Do not tell the adjustor you intend to cash out on the claim and keep the money. Some adjustors are trained to deliberately write a light estimate if you are cashing out. This is illegal. You will have no way of knowing if this has happened to you since you are not getting your vehicle repaired.
It is estimated that between 50 to 70% of hail damage claims are not repaired. The insurance companies take advantage of this knowledge. This saves them from having to pay the actual damage cost to the vehicle, and can save them hundreds of millions of dollars yearly. If it is economically feasible to your situation and vehicle’s worth, it is best to have the repairs done. This will help ensure a fair settlement.
When your adjustor looks at the severity of your hail damage, they will write the estimate to be repaired one of two ways, or a combination on the two. The Paintless Dent Removal method [PDR] involves a skilled technician gently massaging your dents out from the underside of the body panel. The traditional body shop method requires that the dents are straightened, filled, and the body panels repainted. Sometimes the damage is so severe that the panels will need to be replaced.
If possible, the paintless method is recommended so that your original factory finish can be preserved. PDR repairs generally take 1-2 days to complete. Traditional repairs usually take 1-2 weeks.
If you choose to have your vehicle repaired, notify the insurance company as to the shop you are going to use for the repairs. Some shops will want to see your vehicle before they schedule in your repair; they want to ensure the insurance estimate was written accurately. Other shops will deal with this issue after you have left your vehicle with them to begin the repair. The shop will notify the insurance company if they feel the estimate is written for the wrong type of repair or written light. You do not have to get involved with this process in most cases. The shop will re-write the estimate or create a supplement for the insurance company to approve.
Most body shops are now familiar with PDR. Some will have their own technicians on staff, but most will rely on subcontractors to complete the repairs. You can ask to see references from these subcontractors if you wish. Or go directly to a local established Paintless Dent Repair shop.

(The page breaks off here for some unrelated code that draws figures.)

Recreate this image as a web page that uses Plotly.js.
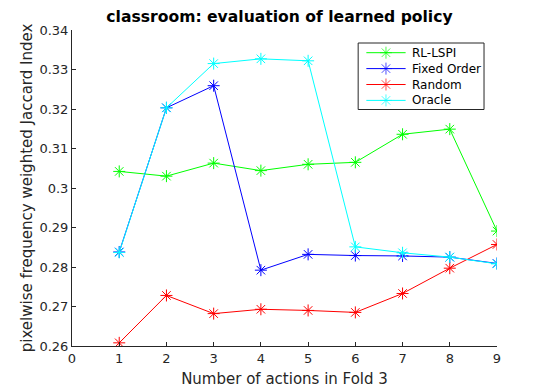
<!DOCTYPE html>
<html>
<head>
<meta charset="utf-8">
<script src="https://cdn.plot.ly/plotly-3.0.1.min.js"></script>
<style>html,body{margin:0;padding:0;background:#fff;}#chart{width:550px;height:390px;}</style>
</head>
<body>
<div id="chart"></div>
<script>
var actions = [1, 2, 3, 4, 5, 6, 7, 8, 9];
var rlLspi = [0.3042, 0.3030, 0.3063, 0.3044, 0.3060, 0.3065, 0.3136, 0.3149, 0.2891];
var fixedOrder = [0.2838, 0.3203, 0.3259, 0.2792, 0.2832, 0.2829, 0.2828, 0.2825, 0.2809];
var randomOrder = [0.2608, 0.2728, 0.2682, 0.2693, 0.2690, 0.2685, 0.2733, 0.2797, 0.2857];
var oracle = [0.2837, 0.3203, 0.3315, 0.3327, 0.3322, 0.2851, 0.2836, 0.2825, 0.2808];
var seriesNames = ['RL-LSPI', 'Fixed Order', 'Random', 'Oracle'];
var seriesColors = ['#00ff00', '#0000ff', '#ff0000', '#00ffff'];
var seriesValues = [rlLspi, fixedOrder, randomOrder, oracle];
var xTicks = [0, 1, 2, 3, 4, 5, 6, 7, 8, 9];
var yTicks = [0.26, 0.27, 0.28, 0.29, 0.3, 0.31, 0.32, 0.33, 0.34];
var yTickText = ['0.26', '0.27', '0.28', '0.29', '0.3', '0.31', '0.32', '0.33', '0.34'];

var font = 'DejaVu Sans, sans-serif';

// plot area in pixels (used for the hand-placed legend overlay axes)
var plotL = 72, plotR = 497.5, plotT = 30, plotB = 346;

var traces = seriesValues.map(function (vals, i) {
  return {
    x: actions, y: vals, name: seriesNames[i], type: 'scatter', mode: 'lines+markers',
    line: {color: seriesColors[i], width: 1},
    marker: {symbol: 'asterisk-open', size: 10, color: seriesColors[i], line: {color: seriesColors[i], width: 1}},
    showlegend: false
  };
});

// legend (MATLAB-style box) drawn on a pixel-unit overlay axis pair
var legLeft = 358.5, legRight = 484.5, legTop = 43, legBottom = 109.5;
var legRow0 = 52.7, legRowStep = 15.9;
var legLineX0 = 366.7, legLineX1 = 406, legTextX = 410;
var annotations = [];
seriesNames.forEach(function (name, i) {
  var yy = legRow0 + i * legRowStep;
  traces.push({
    x: [legLineX0, (legLineX0 + legLineX1) / 2, legLineX1], y: [yy, yy, yy],
    xaxis: 'x2', yaxis: 'y2', type: 'scatter', mode: 'lines+markers', showlegend: false, hoverinfo: 'skip',
    line: {color: seriesColors[i], width: 1},
    marker: {symbol: 'asterisk-open', size: [0, 10, 0], color: seriesColors[i], line: {color: seriesColors[i], width: 1}}
  });
  annotations.push({
    xref: 'x2', yref: 'y2', x: legTextX, y: yy, text: name, showarrow: false,
    xanchor: 'left', yanchor: 'middle', font: {family: font, size: 12, color: '#000000'}
  });
});

var layout = {
  width: 550, height: 390,
  margin: {l: plotL, r: 550 - plotR, t: plotT, b: 390 - plotB, pad: 0},
  paper_bgcolor: '#ffffff', plot_bgcolor: '#ffffff',
  font: {family: font, size: 13, color: '#262626'},
  showlegend: false,
  title: {text: '<b>classroom: evaluation of learned policy</b>', font: {family: font, size: 15.6, color: '#000000'},
          x: 279.5 / 550, xanchor: 'center', y: 1 - 17 / 390, yanchor: 'middle'},
  xaxis: {
    range: [0, 9], tickvals: xTicks, ticktext: xTicks.map(String),
    ticks: 'inside', ticklen: 4, tickwidth: 1, tickcolor: '#262626',
    showline: true, linecolor: '#262626', linewidth: 1, mirror: false,
    showgrid: false, zeroline: false,
    tickfont: {family: font, size: 13, color: '#262626'},
    title: {text: 'Number of actions in Fold 3', font: {family: font, size: 15, color: '#262626'}, standoff: 8}
  },
  yaxis: {
    range: [0.26, 0.34], tickvals: yTicks, ticktext: yTickText,
    ticks: 'inside', ticklen: 4, tickwidth: 1, tickcolor: '#262626',
    showline: true, linecolor: '#262626', linewidth: 1, mirror: false,
    showgrid: false, zeroline: false,
    tickfont: {family: font, size: 13, color: '#262626'},
    title: {text: 'pixelwise frequency weighted Jaccard Index', font: {family: font, size: 15, color: '#262626'}, standoff: 3}
  },
  xaxis2: {overlaying: 'x', range: [plotL, plotR], visible: false, fixedrange: true},
  yaxis2: {overlaying: 'y', range: [plotB, plotT], visible: false, fixedrange: true},
  shapes: [{
    type: 'rect', xref: 'x2', yref: 'y2', x0: legLeft, x1: legRight, y0: legTop, y1: legBottom,
    line: {color: '#262626', width: 1}, fillcolor: 'rgba(0,0,0,0)', layer: 'above'
  }],
  annotations: annotations
};
Plotly.newPlot('chart', traces, layout, {displayModeBar: false, staticPlot: true});
</script>
</body>
</html>
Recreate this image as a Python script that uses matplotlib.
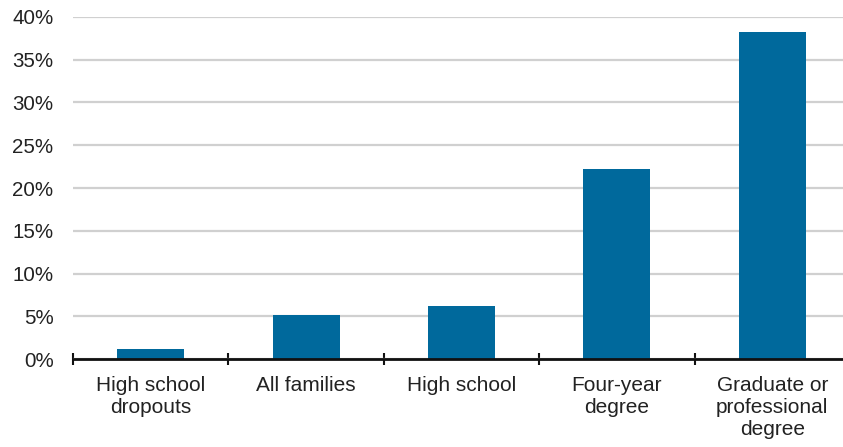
import matplotlib
matplotlib.use("Agg")
import matplotlib.pyplot as plt
import numpy as np

categories = ["High school\ndropouts", "All families", "High school",
              "Four-year\ndegree", "Graduate or\nprofessional\ndegree"]
values = [1.2, 5.2, 6.2, 22.2, 38.2]
yticks = [0, 5, 10, 15, 20, 25, 30, 35, 40]
ytick_labels = ["0%", "5%", "10%", "15%", "20%", "25%", "30%", "35%", "40%"]

plt.rcParams['font.family'] = ['Liberation Sans', 'DejaVu Sans']

fig = plt.figure(figsize=(8.43, 4.47), dpi=100)
W, H = 843, 447
left, right = 73, 850
top, bottom = 16.7, 359.3
ax = fig.add_axes([left / W, 1 - bottom / H, (right - left) / W, (bottom - top) / H])

x = np.arange(len(categories))
ax.bar(x, values, width=0.43, color="#00699C", zorder=3)

ax.set_xlim(-0.5, len(categories) - 0.5)
ax.set_ylim(0, 40)
ax.set_yticks(yticks)
ax.set_yticklabels(ytick_labels, fontsize=14.8, color="#222222")
ax.yaxis.grid(True, color="#d0d0d0", linewidth=1.6, zorder=0)
ax.tick_params(axis="y", length=0, pad=14)

ax.set_xticks(x)
ax.set_xticklabels(categories, fontsize=15, color="#222222", linespacing=1.2)
ax.tick_params(axis="x", which="major", length=0, pad=12)
ax.set_xticks(np.arange(len(categories) + 1) - 0.5, minor=True)
ax.tick_params(axis="x", which="minor", direction="inout", length=9, width=1.5, color="#111111")

for s in ["top", "right", "left"]:
    ax.spines[s].set_visible(False)
ax.spines["bottom"].set_color("#111111")
ax.spines["bottom"].set_linewidth(2)
ax.spines["bottom"].set_zorder(4)
ax.set_axisbelow(True)

fig.savefig("out.png", dpi=100)
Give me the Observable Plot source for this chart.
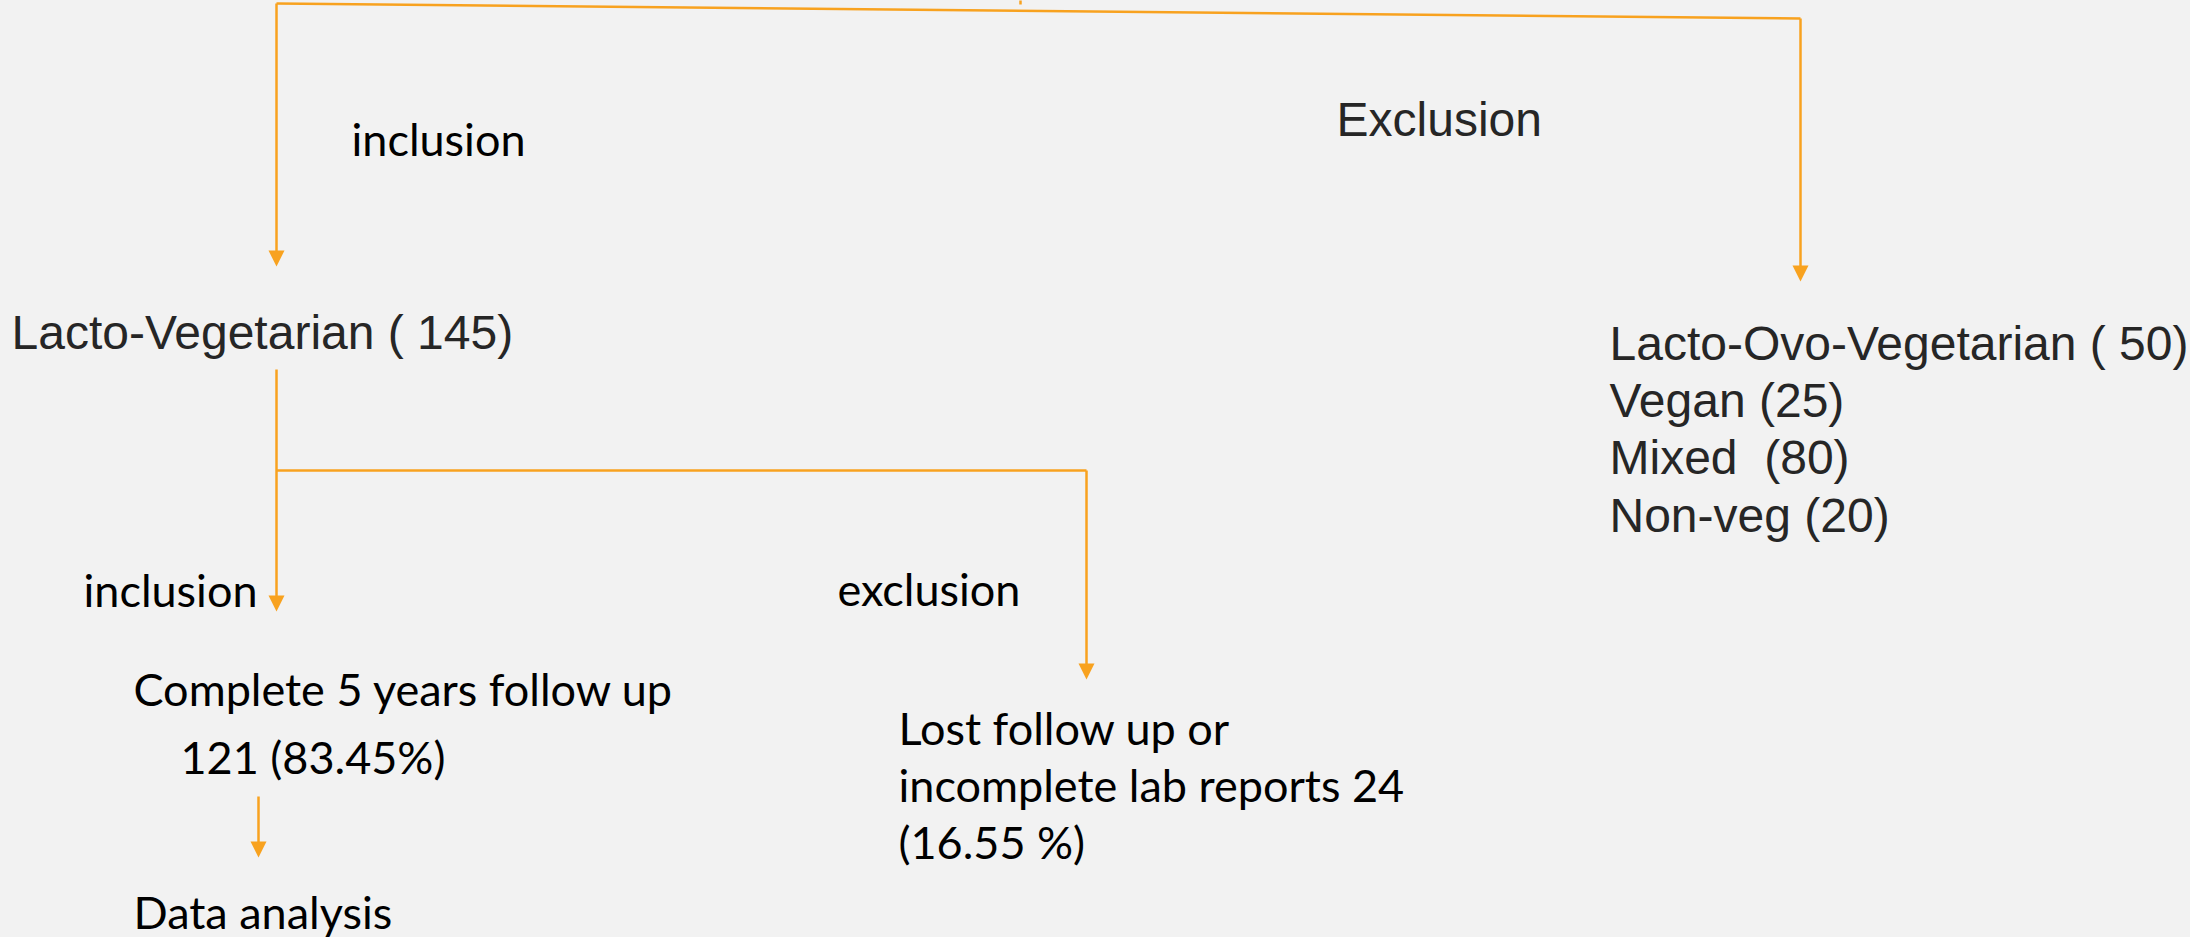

Can I take my vehicle to any shop I choose?
(Short answer is yes)
When talking to your claims representative, it is a very common practice for them to attempt to steer you to their preferred body shop to have the repairs done. Steering is illegal in most states; however, it is still a common practice. Do not be intimidated or coerced into taking your vehicle somewhere just because the insurance company wants you to use a particular shop. By law, you have the right to have your vehicle repaired by the repairer of your choice.
Insurance companies have agreements with body shops known as DRP’s (Direct Repair Providers). A DRP is an agreement between the body shop and an insurance company that usually means that the body shop agrees to price concessions for the insurance company. In exchange, the body shop is led to believe that more claims will be sent their way because they agreed to lower their prices for the insurance company.
As a consumer you need to think clearly as to what this issue means for you. Do you really want your vehicle repaired by a body shop that agrees to fix it cheaper to get more work for them? Is a cheaper repair a quality repair? Not usually. Don’t fall victim to this game. If you don’t know a quality body shop, ask around and get recommendations from other consumers.
Some insurance companies will take this steering practice up a notch by intimidating you into thinking that they will not guarantee the repair if you have the car repaired by someone other than their list of preferred shops. This is not true. Each body shop guarantees their own repairs, not the insurance company.
Some insurers might tell you that if you take your car to the body shop of your choice, you might have to pay the difference if that body shop has higher labor rates than the ones that have DRP agreements with them. Again, this is not true. Your insurer has to pay reasonable and customary repair charges from the body shop of your choice.
In light of all these common [and illegal] steering practices, it doesn’t make good sense to take your vehicle somewhere because the insurance company says so. Look at it like this: Does the third party (your insurance company) that pays for your claim really have your best interest in mind? Or, are they referring you to this shop so they can save money? As the old adage goes, “You usually get what you pay for.”
The intention of this article is not to paint all insurance companies as villains. We are trying to educate you to make informed choices about your vehicle repairs. Don’t be unknowingly steered.